:: What is needed ::
Pictures stay out. Extract the lines below from the first one through the line with "return [x0 /", both included.

:: Plotting code records ::
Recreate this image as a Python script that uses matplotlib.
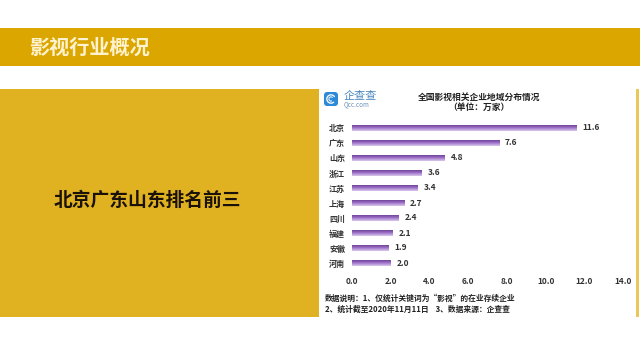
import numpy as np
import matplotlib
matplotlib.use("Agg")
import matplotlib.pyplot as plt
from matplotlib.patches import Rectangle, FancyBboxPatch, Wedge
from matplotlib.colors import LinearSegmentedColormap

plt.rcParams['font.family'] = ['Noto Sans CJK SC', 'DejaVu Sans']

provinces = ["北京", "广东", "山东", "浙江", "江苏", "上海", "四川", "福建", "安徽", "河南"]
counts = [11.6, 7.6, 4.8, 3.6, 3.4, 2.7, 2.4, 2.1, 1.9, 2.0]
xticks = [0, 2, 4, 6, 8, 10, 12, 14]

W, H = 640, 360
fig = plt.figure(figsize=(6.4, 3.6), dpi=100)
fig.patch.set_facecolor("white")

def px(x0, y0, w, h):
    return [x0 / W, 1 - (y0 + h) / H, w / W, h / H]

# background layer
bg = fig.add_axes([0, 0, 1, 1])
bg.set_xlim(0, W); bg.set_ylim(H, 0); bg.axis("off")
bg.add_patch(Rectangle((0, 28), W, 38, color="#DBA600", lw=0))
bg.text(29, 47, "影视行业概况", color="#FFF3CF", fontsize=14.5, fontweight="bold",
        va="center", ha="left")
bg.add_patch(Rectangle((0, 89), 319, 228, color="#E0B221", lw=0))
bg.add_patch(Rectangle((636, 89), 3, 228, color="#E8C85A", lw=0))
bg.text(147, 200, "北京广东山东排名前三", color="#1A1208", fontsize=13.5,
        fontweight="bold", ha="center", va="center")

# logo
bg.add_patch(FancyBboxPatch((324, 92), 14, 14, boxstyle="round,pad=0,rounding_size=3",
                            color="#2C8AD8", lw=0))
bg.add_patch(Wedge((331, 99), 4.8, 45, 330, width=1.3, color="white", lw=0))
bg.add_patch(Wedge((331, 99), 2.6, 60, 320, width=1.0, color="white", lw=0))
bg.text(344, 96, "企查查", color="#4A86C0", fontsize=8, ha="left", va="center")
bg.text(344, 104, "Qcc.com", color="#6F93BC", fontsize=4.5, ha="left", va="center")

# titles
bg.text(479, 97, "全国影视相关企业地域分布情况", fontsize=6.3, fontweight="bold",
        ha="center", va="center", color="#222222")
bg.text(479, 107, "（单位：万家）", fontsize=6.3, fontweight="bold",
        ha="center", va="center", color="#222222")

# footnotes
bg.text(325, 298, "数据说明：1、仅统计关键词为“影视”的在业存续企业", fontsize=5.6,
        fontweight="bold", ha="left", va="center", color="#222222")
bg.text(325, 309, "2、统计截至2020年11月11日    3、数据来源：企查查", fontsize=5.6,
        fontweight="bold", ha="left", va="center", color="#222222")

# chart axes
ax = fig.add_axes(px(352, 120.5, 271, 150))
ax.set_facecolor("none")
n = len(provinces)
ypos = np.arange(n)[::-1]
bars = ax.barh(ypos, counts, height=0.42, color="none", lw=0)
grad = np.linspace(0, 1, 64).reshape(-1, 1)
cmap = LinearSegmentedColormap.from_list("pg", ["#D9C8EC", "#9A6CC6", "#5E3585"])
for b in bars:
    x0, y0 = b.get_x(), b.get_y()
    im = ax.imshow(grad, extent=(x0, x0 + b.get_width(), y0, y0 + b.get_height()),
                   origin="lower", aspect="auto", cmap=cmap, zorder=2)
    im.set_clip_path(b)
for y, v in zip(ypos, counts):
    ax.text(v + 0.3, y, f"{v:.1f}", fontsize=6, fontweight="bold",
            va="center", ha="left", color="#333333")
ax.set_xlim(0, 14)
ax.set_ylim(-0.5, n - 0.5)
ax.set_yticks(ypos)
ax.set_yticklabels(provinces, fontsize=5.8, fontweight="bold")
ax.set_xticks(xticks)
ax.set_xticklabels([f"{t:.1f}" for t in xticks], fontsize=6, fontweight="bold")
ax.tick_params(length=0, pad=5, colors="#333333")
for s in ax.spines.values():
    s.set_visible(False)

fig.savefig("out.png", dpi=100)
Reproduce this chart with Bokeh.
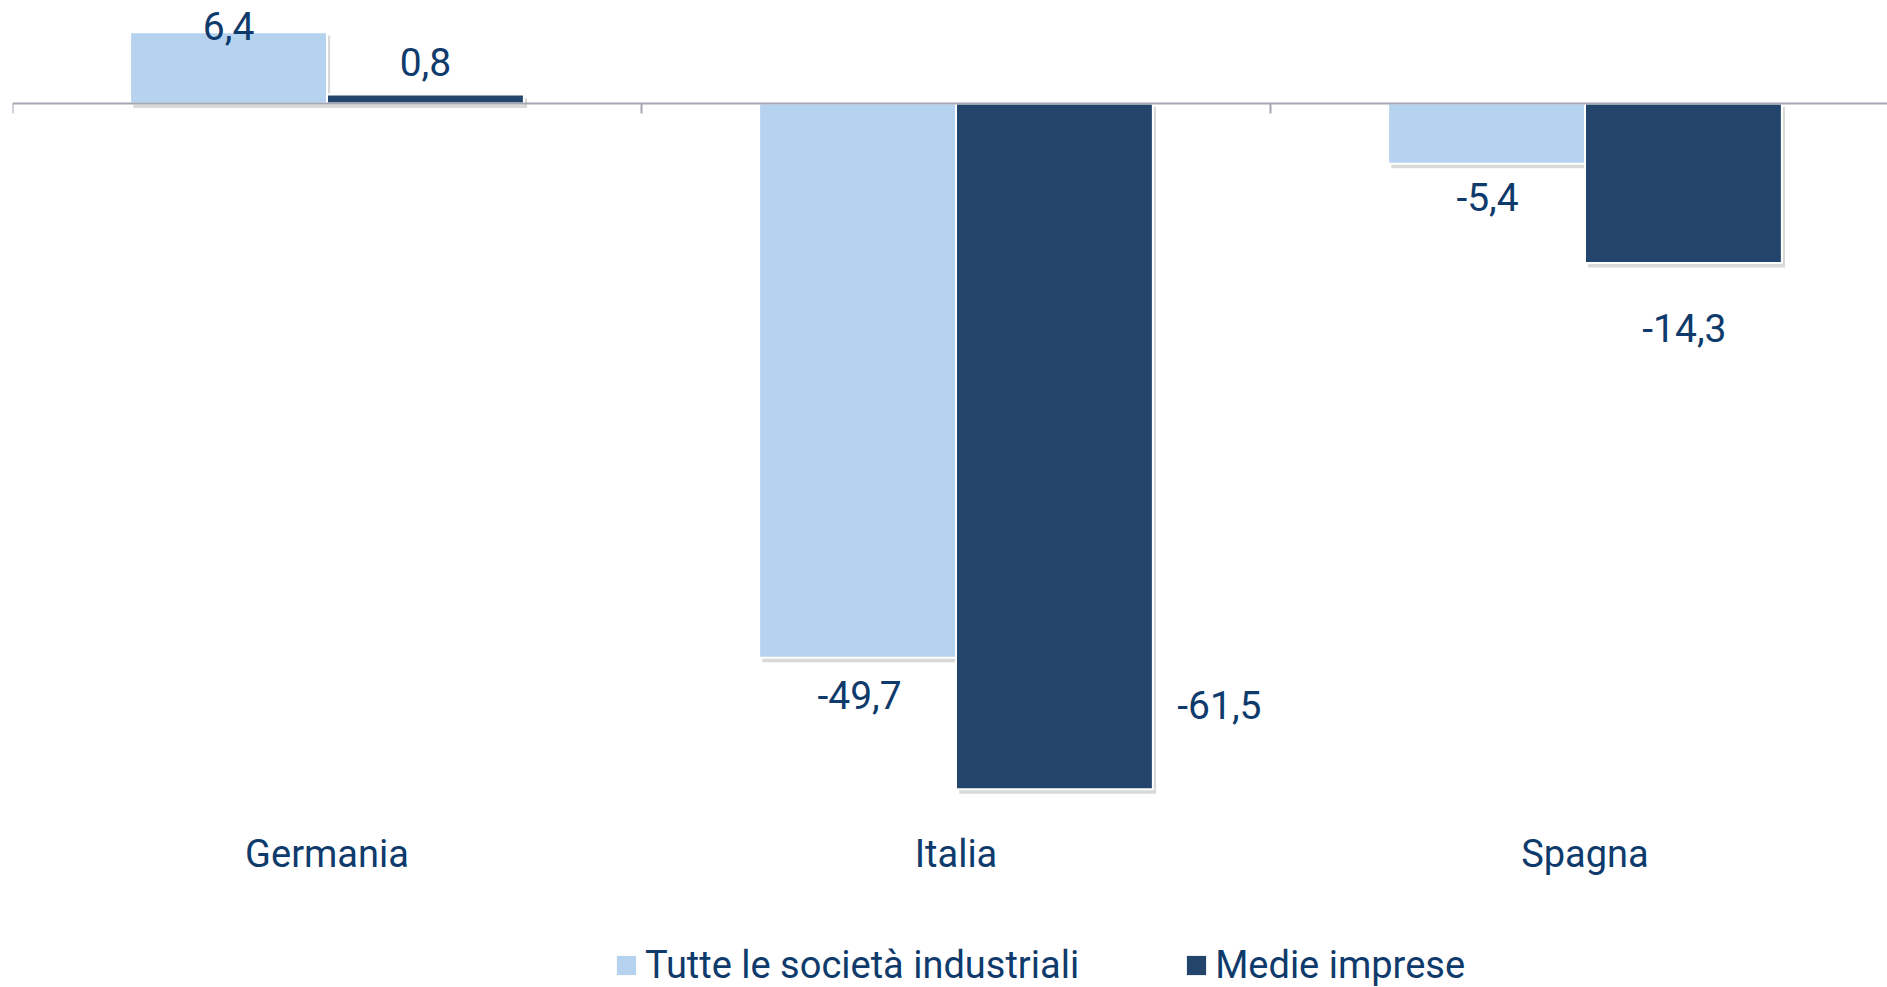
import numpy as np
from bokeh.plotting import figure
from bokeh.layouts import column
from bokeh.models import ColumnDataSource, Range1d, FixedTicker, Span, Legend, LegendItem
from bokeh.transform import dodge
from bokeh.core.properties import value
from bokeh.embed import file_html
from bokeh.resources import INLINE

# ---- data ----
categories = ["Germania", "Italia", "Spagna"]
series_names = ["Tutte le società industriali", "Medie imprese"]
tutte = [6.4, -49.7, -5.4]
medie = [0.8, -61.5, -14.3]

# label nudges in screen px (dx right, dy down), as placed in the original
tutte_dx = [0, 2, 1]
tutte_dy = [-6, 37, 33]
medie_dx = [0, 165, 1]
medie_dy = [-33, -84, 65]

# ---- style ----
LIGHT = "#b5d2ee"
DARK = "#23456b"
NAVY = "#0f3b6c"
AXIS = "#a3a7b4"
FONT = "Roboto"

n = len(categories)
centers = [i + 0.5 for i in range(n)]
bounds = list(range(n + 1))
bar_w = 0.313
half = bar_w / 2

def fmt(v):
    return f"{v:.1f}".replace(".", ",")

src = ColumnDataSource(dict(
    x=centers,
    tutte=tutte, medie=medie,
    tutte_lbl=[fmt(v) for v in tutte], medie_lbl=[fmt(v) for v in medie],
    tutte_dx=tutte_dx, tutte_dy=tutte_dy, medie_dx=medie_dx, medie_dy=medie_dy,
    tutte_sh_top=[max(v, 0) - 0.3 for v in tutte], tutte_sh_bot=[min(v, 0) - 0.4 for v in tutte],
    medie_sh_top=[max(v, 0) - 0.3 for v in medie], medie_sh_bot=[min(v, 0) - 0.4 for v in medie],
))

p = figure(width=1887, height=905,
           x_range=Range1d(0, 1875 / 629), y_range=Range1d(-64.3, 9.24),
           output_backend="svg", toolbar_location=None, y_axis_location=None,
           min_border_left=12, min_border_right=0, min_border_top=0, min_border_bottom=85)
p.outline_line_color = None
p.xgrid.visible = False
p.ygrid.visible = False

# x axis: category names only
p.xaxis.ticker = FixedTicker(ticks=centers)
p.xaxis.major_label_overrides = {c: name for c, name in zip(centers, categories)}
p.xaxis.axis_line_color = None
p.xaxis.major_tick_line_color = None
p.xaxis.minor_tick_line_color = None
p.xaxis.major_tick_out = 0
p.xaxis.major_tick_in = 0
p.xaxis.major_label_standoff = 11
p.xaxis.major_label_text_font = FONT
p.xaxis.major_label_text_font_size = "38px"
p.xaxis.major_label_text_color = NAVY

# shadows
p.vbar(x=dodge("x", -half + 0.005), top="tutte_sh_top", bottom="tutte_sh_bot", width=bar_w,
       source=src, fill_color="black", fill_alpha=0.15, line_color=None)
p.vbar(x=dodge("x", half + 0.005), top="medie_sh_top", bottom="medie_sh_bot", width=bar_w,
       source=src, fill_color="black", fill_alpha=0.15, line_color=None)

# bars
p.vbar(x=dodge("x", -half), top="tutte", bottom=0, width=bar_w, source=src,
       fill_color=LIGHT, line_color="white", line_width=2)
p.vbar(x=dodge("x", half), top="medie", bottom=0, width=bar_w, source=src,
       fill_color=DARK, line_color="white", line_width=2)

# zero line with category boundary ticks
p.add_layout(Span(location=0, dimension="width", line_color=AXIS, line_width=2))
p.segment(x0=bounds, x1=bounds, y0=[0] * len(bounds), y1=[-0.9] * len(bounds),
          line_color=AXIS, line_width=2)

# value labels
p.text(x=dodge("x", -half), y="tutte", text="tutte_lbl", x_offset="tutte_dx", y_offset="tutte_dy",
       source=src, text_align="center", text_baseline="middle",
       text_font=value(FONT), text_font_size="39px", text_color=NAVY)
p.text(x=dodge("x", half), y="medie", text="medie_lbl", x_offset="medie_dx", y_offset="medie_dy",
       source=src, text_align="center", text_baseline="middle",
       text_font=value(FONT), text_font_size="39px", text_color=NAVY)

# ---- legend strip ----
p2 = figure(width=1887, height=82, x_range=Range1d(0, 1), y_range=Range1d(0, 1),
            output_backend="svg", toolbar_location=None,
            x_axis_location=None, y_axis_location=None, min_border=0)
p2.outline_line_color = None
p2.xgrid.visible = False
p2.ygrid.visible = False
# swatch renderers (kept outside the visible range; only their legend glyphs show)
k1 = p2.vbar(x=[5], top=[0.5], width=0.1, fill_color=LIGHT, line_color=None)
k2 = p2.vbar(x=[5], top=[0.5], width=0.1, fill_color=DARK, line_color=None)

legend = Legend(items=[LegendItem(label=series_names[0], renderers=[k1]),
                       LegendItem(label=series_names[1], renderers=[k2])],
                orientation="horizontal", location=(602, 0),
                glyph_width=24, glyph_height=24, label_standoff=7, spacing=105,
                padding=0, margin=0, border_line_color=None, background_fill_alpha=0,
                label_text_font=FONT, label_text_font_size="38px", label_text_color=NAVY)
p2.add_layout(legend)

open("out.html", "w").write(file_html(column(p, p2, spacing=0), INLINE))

:: Finished task ::
Recreate this image as a Python script that uses matplotlib.
import numpy as np
import matplotlib
matplotlib.use("Agg")
import matplotlib.pyplot as plt
from matplotlib.patches import Rectangle, FancyBboxPatch, Wedge
from matplotlib.colors import LinearSegmentedColormap

plt.rcParams['font.family'] = ['Noto Sans CJK SC', 'DejaVu Sans']

provinces = ["北京", "广东", "山东", "浙江", "江苏", "上海", "四川", "福建", "安徽", "河南"]
counts = [11.6, 7.6, 4.8, 3.6, 3.4, 2.7, 2.4, 2.1, 1.9, 2.0]
xticks = [0, 2, 4, 6, 8, 10, 12, 14]

W, H = 640, 360
fig = plt.figure(figsize=(6.4, 3.6), dpi=100)
fig.patch.set_facecolor("white")

def px(x0, y0, w, h):
    return [x0 / W, 1 - (y0 + h) / H, w / W, h / H]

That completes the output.